Items from a data source
** Start **
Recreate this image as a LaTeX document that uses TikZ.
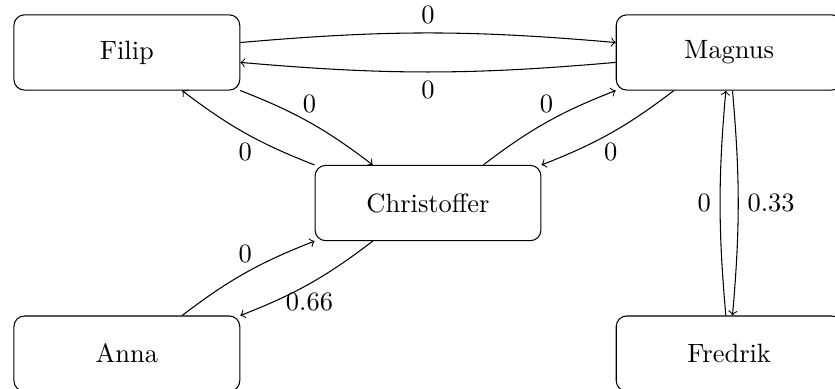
\documentclass[tikz,border=0pt]{standalone}
\usetikzlibrary{arrows}
\begin{document}
\begin{tikzpicture}[
  person/.style={draw, rounded corners, minimum width=3cm, minimum height=1cm},
  link/.style={->}
]
\useasboundingbox (-1.685,0.697) rectangle (9.406,-4.465);
\node[person] (F) at (0,0) {Filip};
\node[person] (M) at (8,0) {Magnus};
\node[person] (C) at (4,-2) {Christoffer};
\node[person] (A) at (0,-4) {Anna};
\node[person] (R) at (8,-4) {Fredrik};
\draw[link] (F) to[bend left=5] node[above] {0} (M);
\draw[link] (M) to[bend left=5] node[below] {0} (F);
\draw[link] (F) to[bend left=8] node[above] {0} (C);
\draw[link] (C) to[bend left=8] node[below] {0} (F);
\draw[link] (C) to[bend left=8] node[above] {0} (M);
\draw[link] (M) to[bend left=8] node[below] {0} (C);
\draw[link] (A) to[bend left=8] node[above] {0} (C);
\draw[link] (C) to[bend left=8] node[below] {0.66} (A);
\draw[link] (M) to[bend left=5] node[right] {0.33} (R);
\draw[link] (R) to[bend left=5] node[left] {0} (M);
\end{tikzpicture}
\end{document}
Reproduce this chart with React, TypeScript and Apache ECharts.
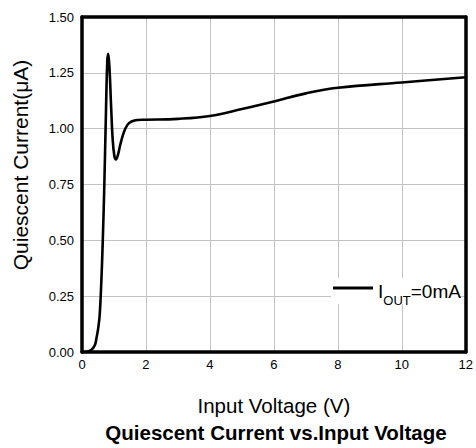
import React, { useEffect, useRef } from "react";
import * as echarts from "echarts";

const voltage = [0, 0.1, 0.2, 0.3, 0.4, 0.45, 0.5, 0.55, 0.6, 0.65, 0.7, 0.75, 0.79, 0.82, 0.86, 0.91, 0.96, 1.01, 1.06, 1.12, 1.2, 1.3, 1.42, 1.55, 1.73, 2.0, 3.0, 4.0, 5.0, 6.0, 7.0, 8.0, 10.0, 12.0];
const current = [0, 0, 0.003, 0.01, 0.03, 0.06, 0.1, 0.16, 0.3, 0.5, 0.76, 1.08, 1.3, 1.335, 1.27, 1.1, 0.95, 0.88, 0.862, 0.88, 0.93, 0.98, 1.017, 1.032, 1.039, 1.04, 1.044, 1.057, 1.088, 1.122, 1.158, 1.183, 1.207, 1.23];
const xTicks = [0, 2, 4, 6, 8, 10, 12];
const yTicks = [0, 0.25, 0.5, 0.75, 1.0, 1.25, 1.5];
const seriesName = "IOUT=0mA";

export default function App() {
  const ref = useRef<HTMLDivElement>(null);
  useEffect(() => {
    if (!ref.current) return;
    const chart = echarts.init(ref.current, null, { renderer: "svg" });
    const font = "'Liberation Sans', Arial, sans-serif";
    const frameAxis = {
      type: "value",
      axisLine: { show: true, onZero: false, lineStyle: { color: "#000", width: 3.5 } },
      axisTick: { show: false },
      axisLabel: { show: false },
      splitLine: { show: false },
      z: 6,
    };
    chart.setOption({
      animation: false,
      backgroundColor: "#fff",
      textStyle: { fontFamily: font },
      title: {
        text: "Quiescent Current vs.Input Voltage",
        left: 276,
        top: 422,
        padding: 0,
        textAlign: "center",
        textStyle: { fontFamily: font, fontSize: 20.5, fontWeight: "bold", color: "#000" },
      },
      grid: {
        left: 82,
        right: 7,
        top: 17,
        bottom: 96,
        show: false,
      },
      legend: {
        left: 333,
        top: 269.5,
        padding: 0,
        z: 10,
        icon: "rect",
        itemWidth: 40,
        itemHeight: 3,
        data: [seriesName],
        formatter: () => "{a|I}{b|OUT}{a|=0mA}",
        textStyle: {
          fontFamily: font,
          color: "#000",
          rich: {
            a: { fontFamily: font, fontSize: 19, lineHeight: 20, padding: [6, 0, 0, 0], color: "#000" },
            b: { fontFamily: font, fontSize: 13, lineHeight: 13, padding: [24, 0, 0, 0], color: "#000" },
          },
        },
      },
      graphic: [
        { type: "rect", z: 3, shape: { x: 331, y: 278, width: 127, height: 26 }, style: { fill: "#fff" } },
      ],
      xAxis: [
        {
          type: "value",
          min: xTicks[0],
          max: xTicks[xTicks.length - 1],
          interval: 2,
          name: "Input Voltage (V)",
          nameLocation: "middle",
          nameGap: 42.5,
          nameTextStyle: { fontFamily: font, fontSize: 20.5, color: "#000" },
          axisLine: { show: true, onZero: false, lineStyle: { color: "#000", width: 3.5 } },
          axisTick: { show: false },
          axisLabel: { fontFamily: font, fontSize: 13, color: "#000", margin: 6 },
          splitLine: { show: true, lineStyle: { color: "#c4c4c4", width: 1 } },
        },
        { ...frameAxis, position: "top", min: xTicks[0], max: xTicks[xTicks.length - 1], interval: 2 },
      ],
      yAxis: [
        {
          type: "value",
          min: yTicks[0],
          max: yTicks[yTicks.length - 1],
          interval: 0.25,
          name: "Quiescent Current(μA)",
          nameLocation: "middle",
          nameRotate: 90,
          nameGap: 51.5,
          nameTextStyle: { fontFamily: font, fontSize: 21, color: "#000", padding: [0, 0, 0, 39] },
          axisLine: { show: true, onZero: false, lineStyle: { color: "#000", width: 3.5 } },
          axisTick: { show: false },
          axisLabel: {
            fontFamily: font,
            fontSize: 13,
            color: "#000",
            margin: 8,
            formatter: (v: number) => v.toFixed(2),
          },
          splitLine: { show: true, lineStyle: { color: "#c4c4c4", width: 1 } },
        },
        { ...frameAxis, position: "right", min: yTicks[0], max: yTicks[yTicks.length - 1], interval: 0.25 },
      ],
      series: [
        {
          name: seriesName,
          type: "line",
          data: voltage.map((v, i) => [v, current[i]]),
          showSymbol: false,
          symbol: "none",
          smooth: 0.4,
          clip: false,
          lineStyle: { color: "#000", width: 2.6 },
          itemStyle: { color: "#000" },
          z: 4,
        },
      ],
    });
    return () => chart.dispose();
  }, []);
  return <div ref={ref} style={{ width: 476, height: 448, position: "absolute", left: 0, top: 0 }} />;
}
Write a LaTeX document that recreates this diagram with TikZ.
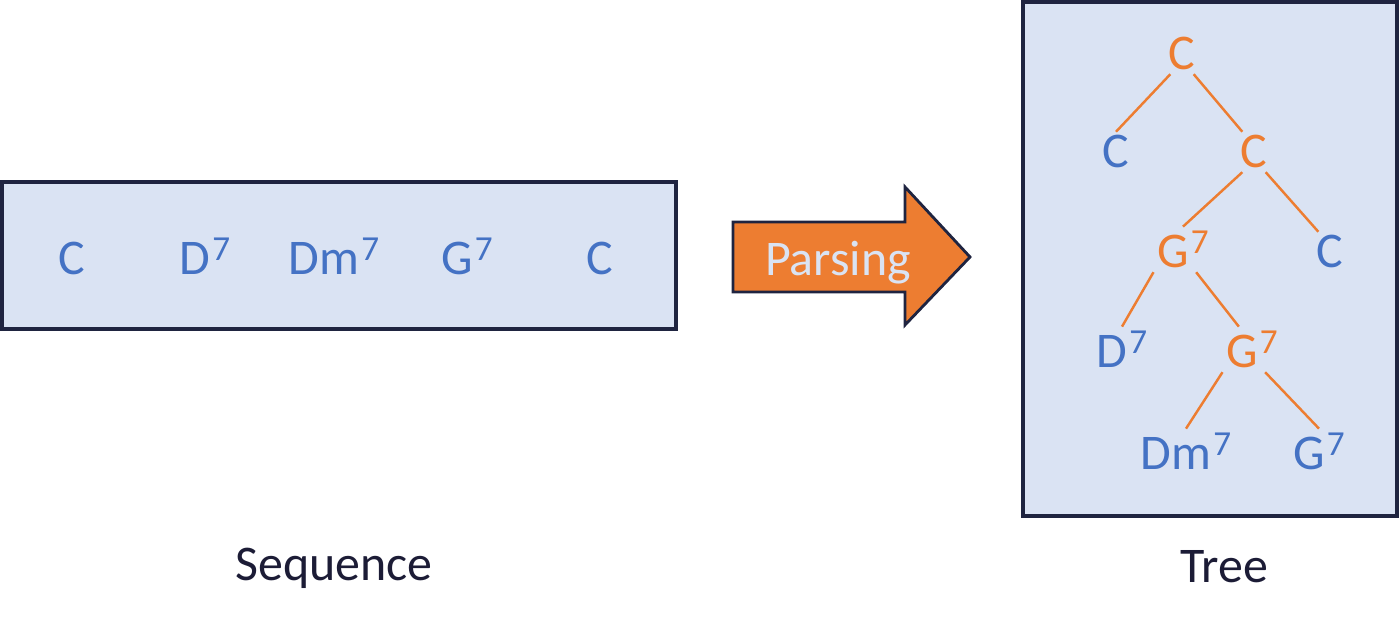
** End **
**Task**
The records above should be reproduced exactly, with no pictures included.

**Final result**
Recreate this image as a LaTeX document that uses TikZ.
\documentclass[tikz,border=0pt]{standalone}
\usetikzlibrary{arrows}
\begin{document}
\begin{tikzpicture}[
  person/.style={draw, rounded corners, minimum width=3cm, minimum height=1cm},
  link/.style={->}
]
\useasboundingbox (-1.685,0.697) rectangle (9.406,-4.465);
\node[person] (F) at (0,0) {Filip};
\node[person] (M) at (8,0) {Magnus};
\node[person] (C) at (4,-2) {Christoffer};
\node[person] (A) at (0,-4) {Anna};
\node[person] (R) at (8,-4) {Fredrik};
\draw[link] (F) to[bend left=5] node[above] {0} (M);
\draw[link] (M) to[bend left=5] node[below] {0} (F);
\draw[link] (F) to[bend left=8] node[above] {0} (C);
\draw[link] (C) to[bend left=8] node[below] {0} (F);
\draw[link] (C) to[bend left=8] node[above] {0} (M);
\draw[link] (M) to[bend left=8] node[below] {0} (C);
\draw[link] (A) to[bend left=8] node[above] {0} (C);
\draw[link] (C) to[bend left=8] node[below] {0.66} (A);
\draw[link] (M) to[bend left=5] node[right] {0.33} (R);
\draw[link] (R) to[bend left=5] node[left] {0} (M);
\end{tikzpicture}
\end{document}
Reproduce this chart with React, TypeScript and Apache ECharts.
import React, { useEffect, useRef } from "react";
import * as echarts from "echarts";

const voltage = [0, 0.1, 0.2, 0.3, 0.4, 0.45, 0.5, 0.55, 0.6, 0.65, 0.7, 0.75, 0.79, 0.82, 0.86, 0.91, 0.96, 1.01, 1.06, 1.12, 1.2, 1.3, 1.42, 1.55, 1.73, 2.0, 3.0, 4.0, 5.0, 6.0, 7.0, 8.0, 10.0, 12.0];
const current = [0, 0, 0.003, 0.01, 0.03, 0.06, 0.1, 0.16, 0.3, 0.5, 0.76, 1.08, 1.3, 1.335, 1.27, 1.1, 0.95, 0.88, 0.862, 0.88, 0.93, 0.98, 1.017, 1.032, 1.039, 1.04, 1.044, 1.057, 1.088, 1.122, 1.158, 1.183, 1.207, 1.23];
const xTicks = [0, 2, 4, 6, 8, 10, 12];
const yTicks = [0, 0.25, 0.5, 0.75, 1.0, 1.25, 1.5];
const seriesName = "IOUT=0mA";

export default function App() {
  const ref = useRef<HTMLDivElement>(null);
  useEffect(() => {
    if (!ref.current) return;
    const chart = echarts.init(ref.current, null, { renderer: "svg" });
    const font = "'Liberation Sans', Arial, sans-serif";
    const frameAxis = {
      type: "value",
      axisLine: { show: true, onZero: false, lineStyle: { color: "#000", width: 3.5 } },
      axisTick: { show: false },
      axisLabel: { show: false },
      splitLine: { show: false },
      z: 6,
    };
    chart.setOption({
      animation: false,
      backgroundColor: "#fff",
      textStyle: { fontFamily: font },
      title: {
        text: "Quiescent Current vs.Input Voltage",
        left: 276,
        top: 422,
        padding: 0,
        textAlign: "center",
        textStyle: { fontFamily: font, fontSize: 20.5, fontWeight: "bold", color: "#000" },
      },
      grid: {
        left: 82,
        right: 7,
        top: 17,
        bottom: 96,
        show: false,
      },
      legend: {
        left: 333,
        top: 269.5,
        padding: 0,
        z: 10,
        icon: "rect",
        itemWidth: 40,
        itemHeight: 3,
        data: [seriesName],
        formatter: () => "{a|I}{b|OUT}{a|=0mA}",
        textStyle: {
          fontFamily: font,
          color: "#000",
          rich: {
            a: { fontFamily: font, fontSize: 19, lineHeight: 20, padding: [6, 0, 0, 0], color: "#000" },
            b: { fontFamily: font, fontSize: 13, lineHeight: 13, padding: [24, 0, 0, 0], color: "#000" },
          },
        },
      },
      graphic: [
        { type: "rect", z: 3, shape: { x: 331, y: 278, width: 127, height: 26 }, style: { fill: "#fff" } },
      ],
      xAxis: [
        {
          type: "value",
          min: xTicks[0],
          max: xTicks[xTicks.length - 1],
          interval: 2,
          name: "Input Voltage (V)",
          nameLocation: "middle",
          nameGap: 42.5,
          nameTextStyle: { fontFamily: font, fontSize: 20.5, color: "#000" },
          axisLine: { show: true, onZero: false, lineStyle: { color: "#000", width: 3.5 } },
          axisTick: { show: false },
          axisLabel: { fontFamily: font, fontSize: 13, color: "#000", margin: 6 },
          splitLine: { show: true, lineStyle: { color: "#c4c4c4", width: 1 } },
        },
        { ...frameAxis, position: "top", min: xTicks[0], max: xTicks[xTicks.length - 1], interval: 2 },
      ],
      yAxis: [
        {
          type: "value",
          min: yTicks[0],
          max: yTicks[yTicks.length - 1],
          interval: 0.25,
          name: "Quiescent Current(μA)",
          nameLocation: "middle",
          nameRotate: 90,
          nameGap: 51.5,
          nameTextStyle: { fontFamily: font, fontSize: 21, color: "#000", padding: [0, 0, 0, 39] },
          axisLine: { show: true, onZero: false, lineStyle: { color: "#000", width: 3.5 } },
          axisTick: { show: false },
          axisLabel: {
            fontFamily: font,
            fontSize: 13,
            color: "#000",
            margin: 8,
            formatter: (v: number) => v.toFixed(2),
          },
          splitLine: { show: true, lineStyle: { color: "#c4c4c4", width: 1 } },
        },
        { ...frameAxis, position: "right", min: yTicks[0], max: yTicks[yTicks.length - 1], interval: 0.25 },
      ],
      series: [
        {
          name: seriesName,
          type: "line",
          data: voltage.map((v, i) => [v, current[i]]),
          showSymbol: false,
          symbol: "none",
          smooth: 0.4,
          clip: false,
          lineStyle: { color: "#000", width: 2.6 },
          itemStyle: { color: "#000" },
          z: 4,
        },
      ],
    });
    return () => chart.dispose();
  }, []);
  return <div ref={ref} style={{ width: 476, height: 448, position: "absolute", left: 0, top: 0 }} />;
}
Write a LaTeX document that recreates this diagram with TikZ.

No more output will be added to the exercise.